EQRS – User Roles

My role

Research lead, working within a human-centered design team as a contractor for the Centers for Medicare and Medicaid Services (CMS).


  • Support ticket analysis
  • Research recruiting
  • Discussion guide preparation
  • Pilot study
  • Co-design
  • Qualitative research analysis
  • Presentation

EQRS incentivizes quality dialysis care

The End Stage Renal Disease Quality Reporting System (EQRS) is a web application that dialysis facilities use to report their healthcare quality data to the Centers for Medicare and Medicaid Services. Facilities’ quality data is scored, and their Medicare reimbursement rates may be adjusted based on the outcome. The aim is to incentivize best practices for quality of dialysis care.

How will I manage permissions for 700 users?

A few individuals are responsible for managing user accounts for many others. We wanted to equip these people to ensure that the right users had the right level of access needed to do their work, and we wanted to reduce security risks.
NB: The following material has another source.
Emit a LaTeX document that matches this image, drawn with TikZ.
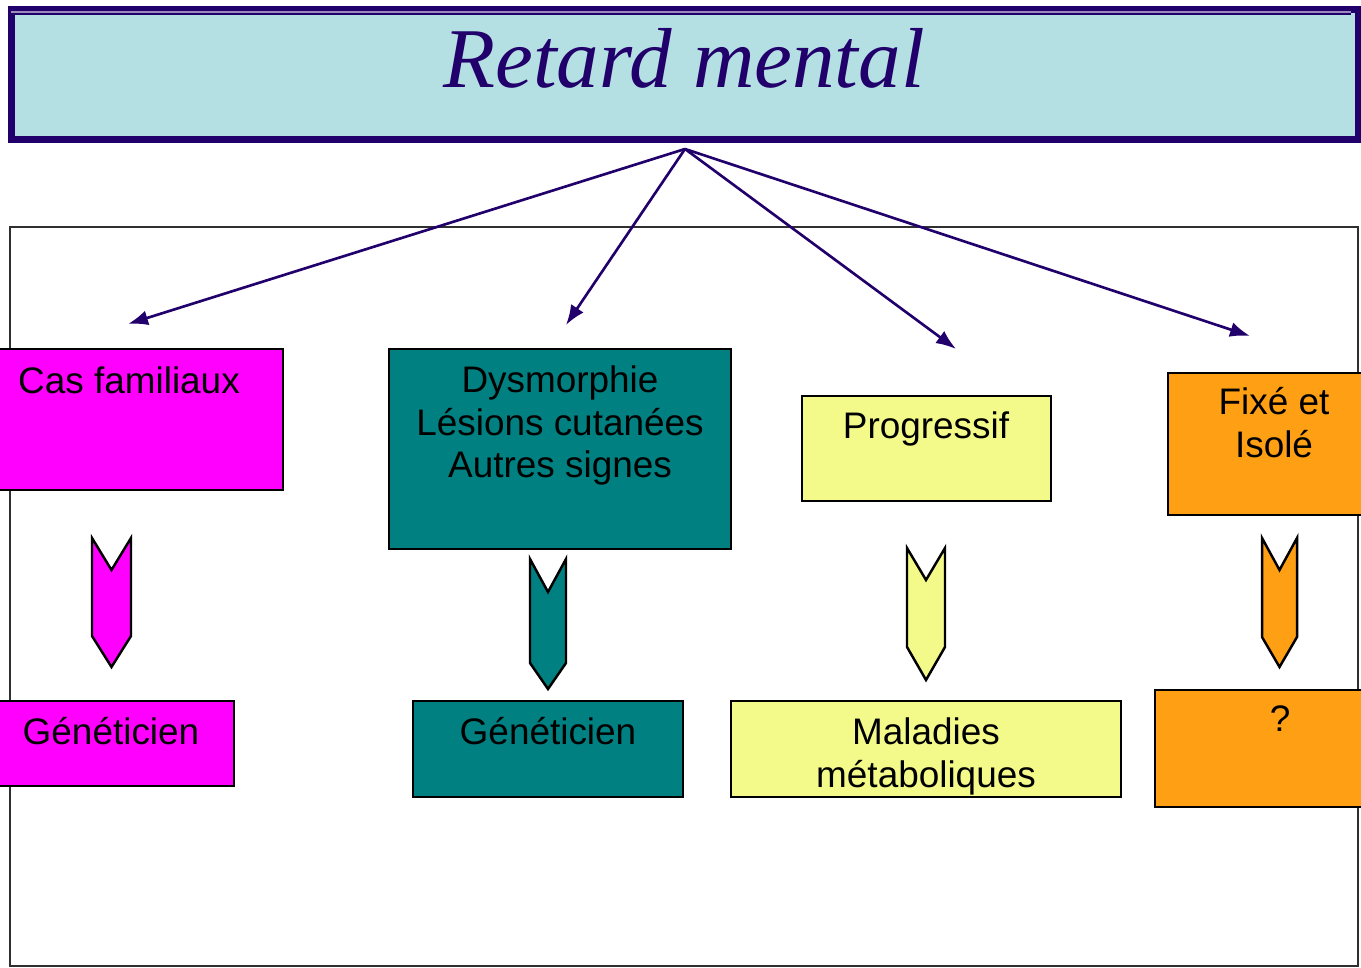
\documentclass[tikz,border=0pt]{standalone}
\usepackage{fontspec}
\setmainfont{Liberation Sans}
\newfontfamily\titlefont{Liberation Serif}
\usetikzlibrary{arrows.meta}

\definecolor{ink}{HTML}{21006B}
\definecolor{titlefill}{HTML}{B4E0E3}
\definecolor{magentabox}{HTML}{FF00FF}
\definecolor{tealbox}{HTML}{008080}
\definecolor{yellowbox}{HTML}{F4FA8A}
\definecolor{orangebox}{HTML}{FF9F14}
\definecolor{framegray}{HTML}{303030}

% stacked, centred lines whose base is the first line's baseline
\newcommand\stack[1]{\begin{tabular}[t]{@{}c@{}}#1\end{tabular}}

% downward chevron: colour, left x, right x, top y, notch y, body end y, tip y
\newcommand\chevron[7]{%
  \draw[chev, fill=#1] (#2,#4) -- ({(#2+#3)/2},#5) -- (#3,#4) -- (#3,#6)
    -- ({(#2+#3)/2},#7) -- (#2,#6) -- cycle;}

\begin{document}
\begin{tikzpicture}[x=0.01cm, y=-0.01cm,
  box/.style={draw=black, line width=0.7pt, anchor=north west, inner sep=0pt, outer sep=0pt},
  label text/.style={anchor=base, inner sep=0pt, align=center,
    font=\fontsize{10.5}{11.95}\selectfont},
  conn/.style={draw=ink, line width=0.75pt, -{Latex[length=0.2cm, width=0.15cm]}},
  chev/.style={draw=black, line width=0.7pt, line join=miter},
  panel/.style={draw=framegray, line width=0.6pt}]

\useasboundingbox (0,0) rectangle (1361,968);
\clip (0,0) rectangle (1361,968);

% title banner
\node[draw=ink, fill=titlefill, line width=0.07cm, anchor=north west,
  minimum width=13.47cm, minimum height=1.29cm, inner sep=0pt] (titlebox) at (7.5,6.5) {};
\draw[ink, line width=0.02cm] (11,14.5) -- (1351,14.5);
\draw[ink!45!white, line width=0.015cm] (11,12) -- (1351,12);
\node[anchor=base, inner sep=0pt, text=ink,
  font=\titlefont\itshape\fontsize{24.2}{28}\selectfont] (title) at (684,88) {Retard mental};

% frame around the classification
\draw[panel] (10,227) rectangle (1358,966);

% branching arrows
\coordinate (apex) at (685,149);
\coordinate (t1) at (128,324);
\coordinate (t2) at (566,325);
\coordinate (t3) at (956,349);
\coordinate (t4) at (1250,336);
\draw[conn] (apex) -- (t1);
\draw[conn] (apex) -- (t2);
\draw[conn] (apex) -- (t3);
\draw[conn] (apex) -- (t4);

% first row of boxes
\node[box, fill=magentabox, minimum width=2.93cm, minimum height=1.41cm] (cas) at (-10,349) {};
\node[label text] (castext) at (129,394) {Cas familiaux};

\node[box, fill=tealbox, minimum width=3.42cm, minimum height=2.00cm] (dys) at (389,349) {};
\node[label text] (dystext) at (560,393) {\stack{Dysmorphie\\Lésions cutanées\\Autres signes}};

\node[box, fill=yellowbox, minimum width=2.49cm, minimum height=1.05cm] (prog) at (802,396) {};
\node[label text] (progtext) at (926,439) {Progressif};

\node[box, fill=orangebox, minimum width=2.10cm, minimum height=1.42cm] (fixe) at (1168,373) {};
\node[label text] (fixetext) at (1274,415) {\stack{Fixé et\\Isolé}};

% chevrons
\chevron{magentabox}{92}{131}{538}{570}{636}{667}
\chevron{tealbox}{530}{566}{559}{592}{663}{689}
\chevron{yellowbox}{907}{945}{548}{580}{647}{680}
\chevron{orangebox}{1262}{1297}{538}{570}{637}{667}

% second row of boxes
\node[box, fill=magentabox, minimum width=2.44cm, minimum height=0.85cm] (gen1) at (-10,701) {};
\node[label text] (gen1text) at (111,745) {Généticien};

\node[box, fill=tealbox, minimum width=2.70cm, minimum height=0.96cm] (gen2) at (413,701) {};
\node[label text] (gen2text) at (548,745) {Généticien};

\node[box, fill=yellowbox, minimum width=3.90cm, minimum height=0.96cm] (mal) at (731,701) {};
\node[label text] (maltext) at (926,745) {\stack{Maladies\\métaboliques}};

\node[box, fill=orangebox, minimum width=2.30cm, minimum height=1.17cm] (unk) at (1155,690) {};
\node[label text] (unktext) at (1280,732) {?};

\end{tikzpicture}
\end{document}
With the research, we sought to understand what approach was most sensible for users who have to manage other users. One potential way to manage users was with a roles-based framework – having capabilities defined in pre-set roles and allowing managers to assign each person to a role. If needed, roles could be customizable. Another approach was to apply individual permissions for each user. If a roles-based framework made the most sense, we wanted to know how best to define those roles.

Also, we wanted to find other opportunities to improve the user experience around user roles.


We conducted sessions that began with an interview portion and then used an online whiteboarding tool to have participants create a framework for managing users.

Whiteboard diagram showing boxes of "corporate uber user", "corporate area user", "corporate viewer", and "facility user". Each of these boxes shows a description of the role and a list of capabilities
Example output from a co-design session where we had participants illustrate how they would like to manage their users

Many users can’t get into their accounts

We learned that individual users had significant account access issues. In an earlier study that was unrelated to user roles, 4/7 participants mentioned significant issues accessing their accounts. We also analyzed support tickets and found that a fairly high percentage were issues with account access or roles. This set the stage for a future project to address these issues for individual users.

Pie chart showing "Reports: 30%, some asking for reports due to access issues; Access / roles: 16%; Other: 54%."
Breakdown of support ticket topics

The burden of user management is shifted to other entities

The intent of the application was for managers at facilities to do most of the user management, but we learned that this was rarely happening. At larger organizations, much of the user management happened at the corporate level, rather than the facility level. Independent facilities without a corporate level were at a disadvantage since they didn’t have these resources. Across the board, regional support centers called networks also took up a large portion of user management.

Enhancing security through appropriate access

Corporate users had no way to see a view of all users across their organization – they only had the ability to see users for one facility at a time. Corporate staff emphasized that if they were able to see users across the organization, they could more easily review user lists to ensure that employees who have left no longer have access. Also, people wanted to ensure that more than one person had the authority to manage roles – so if one person who usually manages roles is on leave, another teammate could fill in for this task. Supporting this would prevent the need to share account credentials.

A simple framework for roles

We analyzed the results of the co-design exercise and found that half of participants created a roles framework that designated “administrator”, “editor”, and “viewer” roles at various levels of the organization. Corporate roles would have access to all facilities within the corporation, network roles would have access to the facilities within the regional network, and facility roles would have access to only their individual dialysis facilities.

Table showing a breakdown of corporate, network, and facility roles. Each level has an admin and editor. Corporate and network levels also have a viewer role.
Half of participants created a framework for roles similar to this


We summarized our findings in this presentation and prepared a separate written report with more detail.

Reducing support volume and burden

The results are yet to be implemented at the time of writing, but we anticipate that our findings will significantly reduce time and cost for the help desk and reduce burden to users so that they can focus more on improving quality of care and less on administering user accounts.